● Written instruction
Copy nothing but the part that opens with the line containing "What D3.js code" and closes with the line containing "0.0042, 0.0029, 0.0048];". Do not include pictures.

+++ Given information

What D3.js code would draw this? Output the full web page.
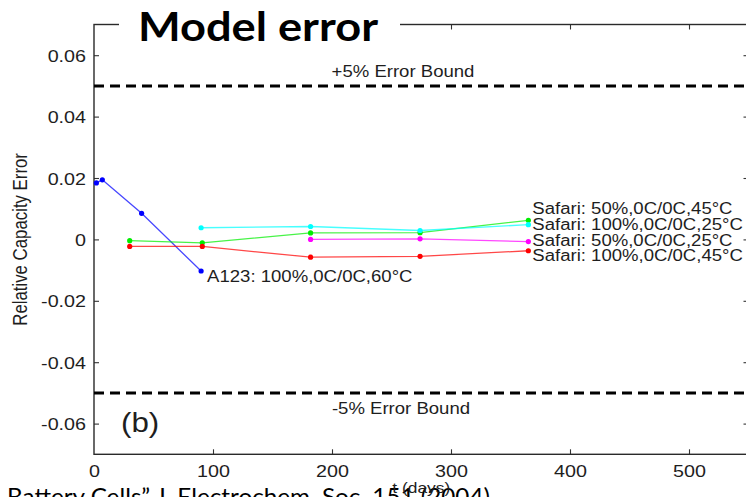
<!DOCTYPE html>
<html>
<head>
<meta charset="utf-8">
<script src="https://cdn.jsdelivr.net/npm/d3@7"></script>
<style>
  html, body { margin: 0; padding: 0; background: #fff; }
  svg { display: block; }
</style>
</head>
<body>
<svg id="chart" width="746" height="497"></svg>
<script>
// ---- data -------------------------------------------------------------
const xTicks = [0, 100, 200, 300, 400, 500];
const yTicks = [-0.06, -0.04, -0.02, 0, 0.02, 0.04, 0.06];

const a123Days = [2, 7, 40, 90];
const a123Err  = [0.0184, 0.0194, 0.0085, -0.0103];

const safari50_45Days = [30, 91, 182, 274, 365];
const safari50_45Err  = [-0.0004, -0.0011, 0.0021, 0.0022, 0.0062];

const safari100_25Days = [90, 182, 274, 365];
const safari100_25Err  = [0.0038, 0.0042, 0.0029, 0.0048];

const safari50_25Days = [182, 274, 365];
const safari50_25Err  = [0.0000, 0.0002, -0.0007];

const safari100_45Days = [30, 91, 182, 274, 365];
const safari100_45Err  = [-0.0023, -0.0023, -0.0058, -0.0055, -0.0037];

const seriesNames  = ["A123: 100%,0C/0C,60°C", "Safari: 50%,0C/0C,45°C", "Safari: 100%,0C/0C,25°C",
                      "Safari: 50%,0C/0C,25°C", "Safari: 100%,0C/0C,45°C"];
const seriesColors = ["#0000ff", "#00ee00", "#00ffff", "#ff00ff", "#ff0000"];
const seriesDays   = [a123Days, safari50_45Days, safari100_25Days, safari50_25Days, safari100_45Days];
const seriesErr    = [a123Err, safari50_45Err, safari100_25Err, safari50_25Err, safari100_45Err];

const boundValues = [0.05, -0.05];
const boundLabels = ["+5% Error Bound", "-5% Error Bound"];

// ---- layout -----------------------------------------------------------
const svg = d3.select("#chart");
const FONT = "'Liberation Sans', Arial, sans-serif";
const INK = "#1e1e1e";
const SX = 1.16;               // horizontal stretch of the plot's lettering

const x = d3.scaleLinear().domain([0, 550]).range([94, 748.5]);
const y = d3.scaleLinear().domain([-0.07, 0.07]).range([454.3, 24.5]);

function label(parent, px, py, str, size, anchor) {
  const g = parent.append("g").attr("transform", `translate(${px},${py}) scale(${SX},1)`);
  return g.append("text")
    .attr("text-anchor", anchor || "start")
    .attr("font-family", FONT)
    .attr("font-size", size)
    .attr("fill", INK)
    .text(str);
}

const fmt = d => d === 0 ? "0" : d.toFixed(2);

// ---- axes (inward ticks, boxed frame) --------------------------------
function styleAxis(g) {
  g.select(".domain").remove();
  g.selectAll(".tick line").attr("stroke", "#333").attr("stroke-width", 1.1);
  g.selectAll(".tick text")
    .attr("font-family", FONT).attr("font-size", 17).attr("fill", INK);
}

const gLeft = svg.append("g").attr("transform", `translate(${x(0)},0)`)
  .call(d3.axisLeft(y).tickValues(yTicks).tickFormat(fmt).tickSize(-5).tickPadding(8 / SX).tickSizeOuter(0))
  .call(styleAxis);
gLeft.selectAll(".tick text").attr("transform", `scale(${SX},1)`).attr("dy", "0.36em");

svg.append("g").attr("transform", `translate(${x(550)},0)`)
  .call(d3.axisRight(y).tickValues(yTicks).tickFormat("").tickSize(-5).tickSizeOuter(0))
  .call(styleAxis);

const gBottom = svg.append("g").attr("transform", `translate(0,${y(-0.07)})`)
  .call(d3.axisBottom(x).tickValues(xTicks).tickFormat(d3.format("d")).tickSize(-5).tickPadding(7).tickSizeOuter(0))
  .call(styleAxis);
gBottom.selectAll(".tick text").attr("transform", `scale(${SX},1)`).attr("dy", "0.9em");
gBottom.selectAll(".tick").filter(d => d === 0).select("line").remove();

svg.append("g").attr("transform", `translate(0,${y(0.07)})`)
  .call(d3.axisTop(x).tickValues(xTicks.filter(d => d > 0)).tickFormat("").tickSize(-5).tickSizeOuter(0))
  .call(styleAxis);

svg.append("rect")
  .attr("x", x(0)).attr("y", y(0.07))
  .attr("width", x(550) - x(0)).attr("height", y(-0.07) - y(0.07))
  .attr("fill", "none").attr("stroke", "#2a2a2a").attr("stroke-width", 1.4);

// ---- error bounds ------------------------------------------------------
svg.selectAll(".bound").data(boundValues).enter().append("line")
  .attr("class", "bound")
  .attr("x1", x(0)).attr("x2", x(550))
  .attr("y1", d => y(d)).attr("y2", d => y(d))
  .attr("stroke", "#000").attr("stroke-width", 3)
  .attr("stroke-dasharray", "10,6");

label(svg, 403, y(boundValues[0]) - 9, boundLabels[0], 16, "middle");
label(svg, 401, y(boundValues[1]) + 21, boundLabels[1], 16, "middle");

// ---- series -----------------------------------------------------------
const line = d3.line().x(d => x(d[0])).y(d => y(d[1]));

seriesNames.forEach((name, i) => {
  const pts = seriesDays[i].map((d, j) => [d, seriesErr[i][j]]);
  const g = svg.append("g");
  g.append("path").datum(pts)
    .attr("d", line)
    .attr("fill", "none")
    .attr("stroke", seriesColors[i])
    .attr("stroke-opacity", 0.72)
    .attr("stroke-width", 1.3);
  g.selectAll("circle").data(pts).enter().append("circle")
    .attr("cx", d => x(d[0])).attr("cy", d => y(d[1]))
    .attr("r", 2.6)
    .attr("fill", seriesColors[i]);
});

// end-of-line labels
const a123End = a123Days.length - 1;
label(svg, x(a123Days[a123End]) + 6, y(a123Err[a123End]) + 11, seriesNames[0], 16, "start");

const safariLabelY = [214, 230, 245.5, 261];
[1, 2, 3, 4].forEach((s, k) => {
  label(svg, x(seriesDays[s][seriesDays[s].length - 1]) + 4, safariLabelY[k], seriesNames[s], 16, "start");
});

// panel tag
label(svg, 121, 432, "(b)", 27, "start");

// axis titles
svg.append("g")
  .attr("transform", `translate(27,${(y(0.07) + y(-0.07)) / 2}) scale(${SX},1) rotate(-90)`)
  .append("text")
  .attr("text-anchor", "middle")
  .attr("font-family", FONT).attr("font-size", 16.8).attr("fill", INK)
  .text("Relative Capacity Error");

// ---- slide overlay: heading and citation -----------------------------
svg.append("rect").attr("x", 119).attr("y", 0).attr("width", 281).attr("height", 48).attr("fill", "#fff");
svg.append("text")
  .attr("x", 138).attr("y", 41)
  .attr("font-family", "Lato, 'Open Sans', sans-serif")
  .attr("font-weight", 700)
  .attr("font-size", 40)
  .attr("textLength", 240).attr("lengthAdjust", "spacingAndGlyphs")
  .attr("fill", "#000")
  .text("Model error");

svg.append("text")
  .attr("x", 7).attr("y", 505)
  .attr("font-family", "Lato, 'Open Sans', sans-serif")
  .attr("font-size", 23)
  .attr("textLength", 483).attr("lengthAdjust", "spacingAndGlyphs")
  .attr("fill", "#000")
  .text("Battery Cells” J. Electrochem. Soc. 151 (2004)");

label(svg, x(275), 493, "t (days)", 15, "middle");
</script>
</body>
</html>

++++++
+++ Given information

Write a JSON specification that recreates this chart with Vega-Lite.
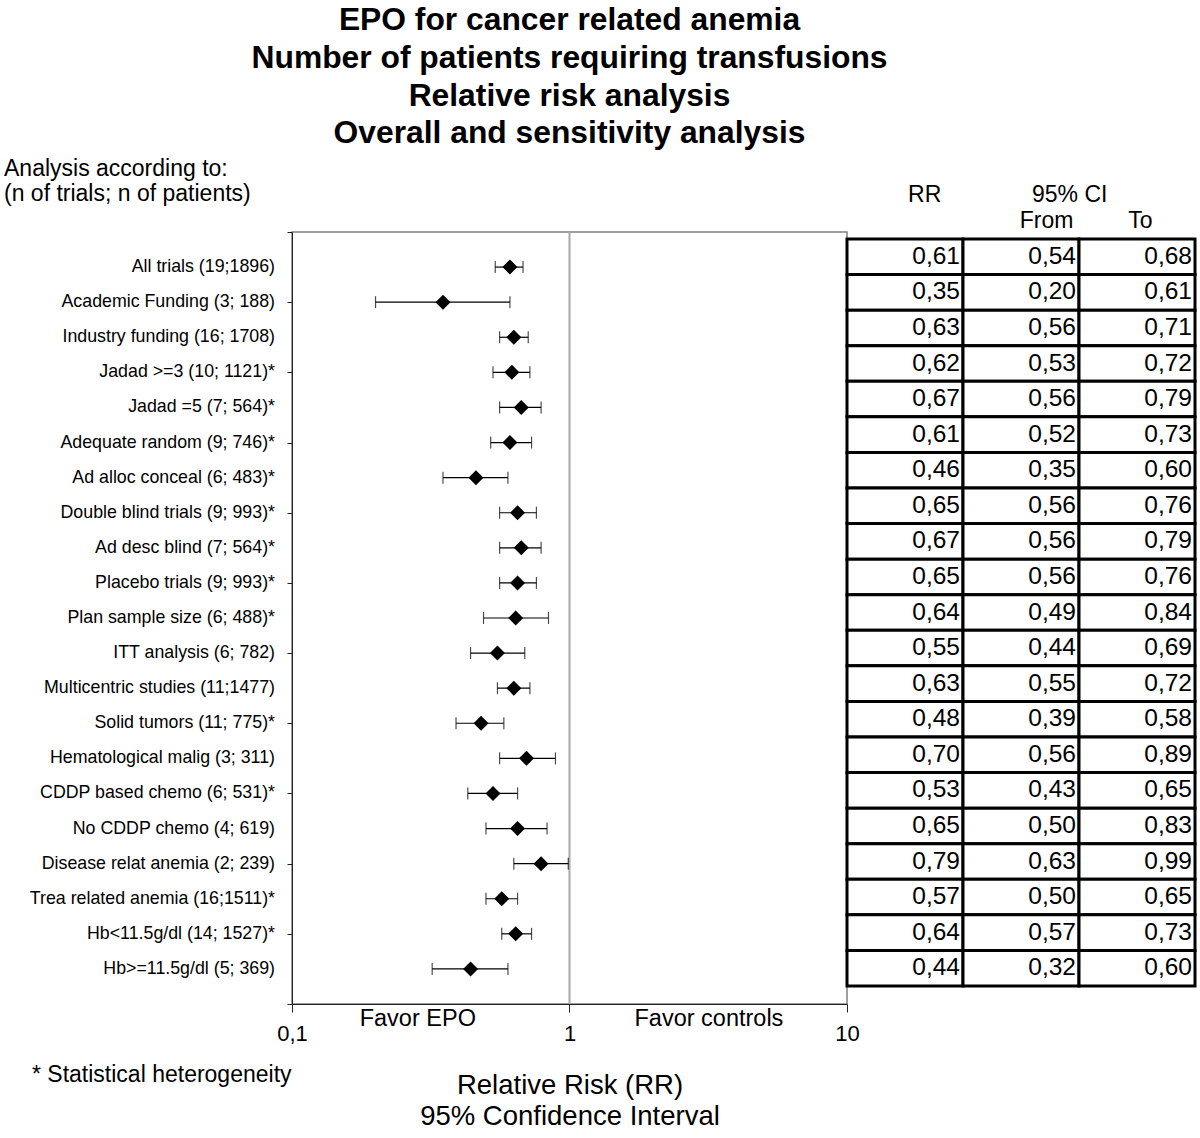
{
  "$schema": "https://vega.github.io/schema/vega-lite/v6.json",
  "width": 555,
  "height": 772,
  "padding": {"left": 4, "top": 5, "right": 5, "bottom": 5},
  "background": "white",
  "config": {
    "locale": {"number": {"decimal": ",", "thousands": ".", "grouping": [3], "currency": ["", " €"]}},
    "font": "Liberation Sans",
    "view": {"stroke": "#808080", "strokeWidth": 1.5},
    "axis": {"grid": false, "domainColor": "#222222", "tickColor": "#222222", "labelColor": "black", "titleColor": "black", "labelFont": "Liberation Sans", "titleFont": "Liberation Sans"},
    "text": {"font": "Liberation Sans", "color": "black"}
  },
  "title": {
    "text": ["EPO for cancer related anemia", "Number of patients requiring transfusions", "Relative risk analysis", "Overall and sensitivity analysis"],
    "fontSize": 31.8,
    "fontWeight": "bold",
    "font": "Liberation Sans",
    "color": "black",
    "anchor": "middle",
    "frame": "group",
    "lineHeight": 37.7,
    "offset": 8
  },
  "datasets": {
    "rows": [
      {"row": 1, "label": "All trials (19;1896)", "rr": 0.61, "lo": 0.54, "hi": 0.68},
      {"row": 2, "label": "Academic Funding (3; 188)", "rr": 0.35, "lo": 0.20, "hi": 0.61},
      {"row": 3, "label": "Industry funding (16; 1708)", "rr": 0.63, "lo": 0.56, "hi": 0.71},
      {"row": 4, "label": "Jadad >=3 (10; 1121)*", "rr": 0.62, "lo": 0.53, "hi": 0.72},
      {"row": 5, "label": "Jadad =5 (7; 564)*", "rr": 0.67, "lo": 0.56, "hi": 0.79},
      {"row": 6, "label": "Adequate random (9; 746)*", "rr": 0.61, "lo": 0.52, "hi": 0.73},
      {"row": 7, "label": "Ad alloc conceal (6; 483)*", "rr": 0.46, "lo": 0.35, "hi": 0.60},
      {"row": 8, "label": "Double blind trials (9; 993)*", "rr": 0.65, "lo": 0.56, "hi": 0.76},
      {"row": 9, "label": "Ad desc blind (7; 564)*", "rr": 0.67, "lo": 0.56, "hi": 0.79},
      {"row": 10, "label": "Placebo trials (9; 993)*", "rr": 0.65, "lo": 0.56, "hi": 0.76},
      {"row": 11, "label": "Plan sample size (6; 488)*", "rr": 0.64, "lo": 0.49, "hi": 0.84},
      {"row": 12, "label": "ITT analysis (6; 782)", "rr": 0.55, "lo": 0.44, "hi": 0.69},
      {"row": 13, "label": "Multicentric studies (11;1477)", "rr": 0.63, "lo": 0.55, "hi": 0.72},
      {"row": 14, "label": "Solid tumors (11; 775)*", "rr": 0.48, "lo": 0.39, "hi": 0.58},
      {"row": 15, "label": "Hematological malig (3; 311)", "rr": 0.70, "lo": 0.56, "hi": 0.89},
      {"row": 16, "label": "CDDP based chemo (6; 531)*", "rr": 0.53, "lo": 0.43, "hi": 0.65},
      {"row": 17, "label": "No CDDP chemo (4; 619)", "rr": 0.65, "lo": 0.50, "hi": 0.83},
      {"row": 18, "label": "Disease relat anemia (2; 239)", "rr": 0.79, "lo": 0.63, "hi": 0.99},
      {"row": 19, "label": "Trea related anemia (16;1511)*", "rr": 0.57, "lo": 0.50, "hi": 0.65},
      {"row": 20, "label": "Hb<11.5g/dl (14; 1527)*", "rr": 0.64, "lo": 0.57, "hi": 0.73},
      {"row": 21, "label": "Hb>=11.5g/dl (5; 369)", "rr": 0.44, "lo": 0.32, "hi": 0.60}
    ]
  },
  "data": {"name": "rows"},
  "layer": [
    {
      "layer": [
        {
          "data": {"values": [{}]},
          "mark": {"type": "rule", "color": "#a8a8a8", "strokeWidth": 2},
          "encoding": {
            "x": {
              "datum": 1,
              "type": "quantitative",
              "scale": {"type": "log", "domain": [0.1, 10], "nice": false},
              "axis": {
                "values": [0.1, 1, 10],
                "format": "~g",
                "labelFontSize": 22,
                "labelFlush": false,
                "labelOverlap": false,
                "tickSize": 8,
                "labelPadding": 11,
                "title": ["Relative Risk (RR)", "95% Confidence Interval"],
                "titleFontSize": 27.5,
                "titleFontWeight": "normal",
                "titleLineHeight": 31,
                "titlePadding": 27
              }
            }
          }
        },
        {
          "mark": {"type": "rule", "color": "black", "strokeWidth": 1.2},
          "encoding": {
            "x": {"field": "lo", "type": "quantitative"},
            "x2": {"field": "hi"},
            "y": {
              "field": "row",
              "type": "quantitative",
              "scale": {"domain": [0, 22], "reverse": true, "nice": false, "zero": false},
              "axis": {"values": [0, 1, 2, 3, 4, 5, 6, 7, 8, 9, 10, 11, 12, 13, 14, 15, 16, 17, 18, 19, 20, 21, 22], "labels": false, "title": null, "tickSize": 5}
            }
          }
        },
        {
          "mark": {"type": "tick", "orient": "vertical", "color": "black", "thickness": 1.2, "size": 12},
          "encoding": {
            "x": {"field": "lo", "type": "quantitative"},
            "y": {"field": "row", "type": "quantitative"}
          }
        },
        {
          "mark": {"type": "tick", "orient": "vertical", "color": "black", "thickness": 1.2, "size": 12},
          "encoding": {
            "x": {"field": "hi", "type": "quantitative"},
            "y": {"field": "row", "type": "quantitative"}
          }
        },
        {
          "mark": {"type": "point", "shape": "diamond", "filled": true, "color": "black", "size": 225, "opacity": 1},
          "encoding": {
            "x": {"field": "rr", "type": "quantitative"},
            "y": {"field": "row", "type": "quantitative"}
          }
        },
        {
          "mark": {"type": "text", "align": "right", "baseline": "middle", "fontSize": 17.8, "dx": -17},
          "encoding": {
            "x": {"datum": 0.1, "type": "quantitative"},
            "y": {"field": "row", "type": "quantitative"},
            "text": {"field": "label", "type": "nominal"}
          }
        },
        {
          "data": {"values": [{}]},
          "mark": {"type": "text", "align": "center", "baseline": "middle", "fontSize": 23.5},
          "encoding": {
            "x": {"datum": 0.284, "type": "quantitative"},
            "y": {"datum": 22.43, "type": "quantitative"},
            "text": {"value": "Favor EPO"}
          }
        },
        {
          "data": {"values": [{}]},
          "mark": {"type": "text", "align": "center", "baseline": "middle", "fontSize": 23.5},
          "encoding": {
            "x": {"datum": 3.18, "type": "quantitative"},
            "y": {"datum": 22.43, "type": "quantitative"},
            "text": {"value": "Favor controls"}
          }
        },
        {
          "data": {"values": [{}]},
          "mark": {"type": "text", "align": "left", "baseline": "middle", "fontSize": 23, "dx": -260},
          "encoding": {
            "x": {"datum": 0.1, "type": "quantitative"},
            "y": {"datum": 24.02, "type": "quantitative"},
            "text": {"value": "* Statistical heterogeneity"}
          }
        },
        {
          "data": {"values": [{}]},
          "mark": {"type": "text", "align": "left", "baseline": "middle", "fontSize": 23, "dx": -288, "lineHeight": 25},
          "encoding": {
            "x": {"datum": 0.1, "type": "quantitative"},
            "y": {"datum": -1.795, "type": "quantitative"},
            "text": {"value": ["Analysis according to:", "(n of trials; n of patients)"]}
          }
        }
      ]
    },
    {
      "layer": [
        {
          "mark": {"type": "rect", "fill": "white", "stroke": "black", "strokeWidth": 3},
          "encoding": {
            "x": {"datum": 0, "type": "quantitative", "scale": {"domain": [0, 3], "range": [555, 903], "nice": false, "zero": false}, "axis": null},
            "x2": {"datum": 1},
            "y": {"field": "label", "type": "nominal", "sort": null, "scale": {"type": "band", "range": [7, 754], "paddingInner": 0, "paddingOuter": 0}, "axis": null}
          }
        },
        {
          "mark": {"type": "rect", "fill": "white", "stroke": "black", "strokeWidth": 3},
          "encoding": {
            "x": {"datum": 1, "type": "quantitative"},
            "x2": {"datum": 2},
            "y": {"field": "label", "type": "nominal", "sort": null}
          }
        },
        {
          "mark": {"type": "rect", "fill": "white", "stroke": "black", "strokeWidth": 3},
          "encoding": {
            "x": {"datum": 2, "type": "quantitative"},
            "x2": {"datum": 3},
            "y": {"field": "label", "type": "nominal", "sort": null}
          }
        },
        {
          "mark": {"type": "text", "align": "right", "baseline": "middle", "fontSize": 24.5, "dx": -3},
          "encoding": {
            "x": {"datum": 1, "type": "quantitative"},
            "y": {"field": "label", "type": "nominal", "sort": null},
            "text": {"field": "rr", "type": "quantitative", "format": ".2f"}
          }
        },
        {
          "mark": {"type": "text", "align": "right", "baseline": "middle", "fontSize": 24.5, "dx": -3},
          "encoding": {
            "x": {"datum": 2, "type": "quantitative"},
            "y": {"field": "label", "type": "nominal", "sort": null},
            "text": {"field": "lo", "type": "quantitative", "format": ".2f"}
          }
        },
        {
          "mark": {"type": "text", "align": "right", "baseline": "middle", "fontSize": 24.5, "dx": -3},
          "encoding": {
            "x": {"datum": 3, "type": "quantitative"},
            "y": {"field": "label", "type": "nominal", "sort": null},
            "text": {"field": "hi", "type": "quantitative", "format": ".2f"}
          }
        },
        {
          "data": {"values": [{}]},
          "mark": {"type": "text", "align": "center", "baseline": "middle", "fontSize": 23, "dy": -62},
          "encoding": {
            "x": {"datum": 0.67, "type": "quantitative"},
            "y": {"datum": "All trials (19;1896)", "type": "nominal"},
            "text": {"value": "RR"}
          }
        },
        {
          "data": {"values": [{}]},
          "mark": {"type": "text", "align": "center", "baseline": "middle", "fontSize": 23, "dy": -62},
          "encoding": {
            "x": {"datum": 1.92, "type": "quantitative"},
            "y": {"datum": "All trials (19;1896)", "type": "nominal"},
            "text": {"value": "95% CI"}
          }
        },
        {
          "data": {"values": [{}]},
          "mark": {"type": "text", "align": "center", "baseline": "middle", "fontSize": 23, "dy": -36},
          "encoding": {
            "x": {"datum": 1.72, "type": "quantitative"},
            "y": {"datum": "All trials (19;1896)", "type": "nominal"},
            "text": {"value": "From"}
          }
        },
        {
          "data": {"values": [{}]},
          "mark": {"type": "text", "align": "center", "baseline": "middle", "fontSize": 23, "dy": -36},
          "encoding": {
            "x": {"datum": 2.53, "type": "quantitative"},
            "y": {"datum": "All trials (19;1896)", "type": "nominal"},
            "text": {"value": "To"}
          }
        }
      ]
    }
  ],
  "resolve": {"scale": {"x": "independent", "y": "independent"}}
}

++++++

● Final answer
What D3.js code would draw this? Output the full web page.
<!DOCTYPE html>
<html>
<head>
<meta charset="utf-8">
<script src="https://cdn.jsdelivr.net/npm/d3@7"></script>
<style>
  html, body { margin: 0; padding: 0; background: #fff; }
  svg { display: block; }
</style>
</head>
<body>
<svg id="chart" width="746" height="497"></svg>
<script>
// ---- data -------------------------------------------------------------
const xTicks = [0, 100, 200, 300, 400, 500];
const yTicks = [-0.06, -0.04, -0.02, 0, 0.02, 0.04, 0.06];

const a123Days = [2, 7, 40, 90];
const a123Err  = [0.0184, 0.0194, 0.0085, -0.0103];

const safari50_45Days = [30, 91, 182, 274, 365];
const safari50_45Err  = [-0.0004, -0.0011, 0.0021, 0.0022, 0.0062];

const safari100_25Days = [90, 182, 274, 365];
const safari100_25Err  = [0.0038, 0.0042, 0.0029, 0.0048];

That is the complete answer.